I. Justifier le coup d'Etat: une rhétorique habile
A- Accuser l'Assemblée et critiquer la Constitution
L. 3: “La situation actuelle ne peut durer plus longtemps”, pour expliquer qch d'aussi grave qu'un coup d'Etat, il faut être capable de développer une argumentation reposant sur de très bonnes raisons. Le meilleur moyen, c'est de rejeter la faute sur qn ou qch d'autre. C'est ce que LNB s'efforce de faire dès la première ligne après le titre. Par “la situation actuelle”, il fait allusion au chaos politique qui résulte de la mésentente entre l'Assemblée et lui-même.
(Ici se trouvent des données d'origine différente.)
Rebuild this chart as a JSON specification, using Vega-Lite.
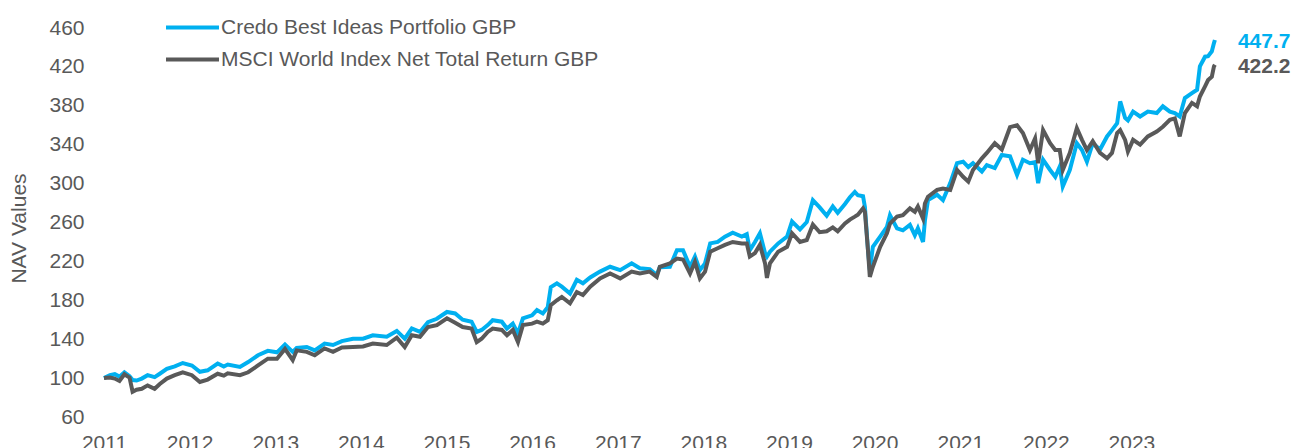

Deux points en particulier les opposent: le refus de l'Assemblée d'abroger la loi du 31 mai 1850 qui touche le SU. En effet, aux élections législatives complémentaires du 10 mars 1850, les démoc-socs confirment leur poussée déjà visible lors des élections législatives du 13 mai 1849. Devant cette menace venant des partis de gauche, Baroche, le nouveau ministre de l'Intérieur, défend un projet de loi visant à amputer le corps électoral du tiers des électeurs, ce qui revient à rétablir le suffrage censitaire. Ce projet est voté par la majorité (433 voix contre 241) le 31 mai 1850. Le 8 octobre 51: LNB, qui tient à garder le SU intact, propose l'abrogation de la loi mais le 13 novembre, l'Assemblée repousse l'abrogation à seulement 7 voix de majorité (par 355 voix contre 348).